The meeting lasted for over an hour and highlighted that there isn’t a good handle on how big the problem actually is and pointed to a larger meeting at a later date with organizational leader that in any way touches the issue. It was positive, dare I say, optimistic.
It didn’t take but 30 minutes for that optimism to take a header off of the the city’s six story, downtown hotel. My phone rang, it was someone from the meeting upset with something someone else said in the meeting and believed it was used as an intentional slight. Solid case of personality differences? Sure. Fundamental disagreement in appropriate outreach? Not quite yet…we will get there.
The next task force meeting was on the heels of an emergency city workshop where a building was condemned displacing around 18 people of lower income and homeless. The building, purchased by a local business owner and bequeathed to a citizen who is unable to keep up with the maintenance the aging building needs and unwilling to turn away individuals seeking refuge in single-digit temperatures. Originally built in the 1950’s the building use to house African- American teachers who came to the area to teach during segregation. So to the African- American population, the building is noteworthy.
Ironically, the property owner contacted city officials after reading my article about the need for emergency and transitional housing. Around four days later, code enforcement showed up to condemn the building, which was a break from previous protocol from when the building was condemned before.
The second task force meeting was fundamentally different from the first and was a departure from previous who, when, what, and why questions and geared more toward funding and how best to obtain grants. While disagreements around the potential uses for the building were not aired during the meeting, afterward, bickering ensued.

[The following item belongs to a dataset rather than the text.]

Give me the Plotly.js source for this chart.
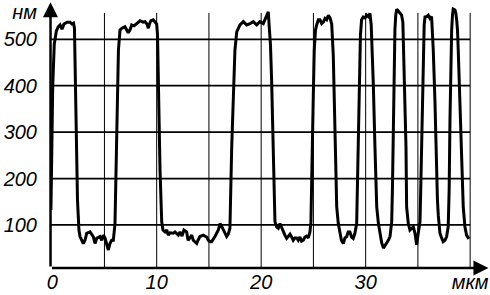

Some believe that the property owner was able to keep up with the building financially and had the audacity to come to the emergency meeting with a Rolex around her wrist. Personal attacks against other city officials, were voiced and allegations of political alignments and campaign funding impropriety succeeded.
Others believe that the building is not only suitable, but down right appropriate for transitional housing due to its capability to house 35 individuals in the 16,000 square foot property. Although, proponents of this view were not necessarily forcing the issue, they were requesting that it should be on the table as a possibility after the owner brings the building to code.
Finger pointing abounded and other reasons began to emerge. It was said that the building should not be in such close proximity to the developing shopping district and that faith-based organizations would have nothing to do with any restorative efforts of the building because of it’s reputation of breeding the city’s crime.
Whether or not the claims have any basis in reality, the group is already in fundamental disagreements over future possibilities and we haven’t even gotten to the group meeting where organizations involved all have inherently different approaches to the issues. All discussions so far have really not taken the individuals that they hope to serve into account and their likelihood of participating and taking advantage of resources.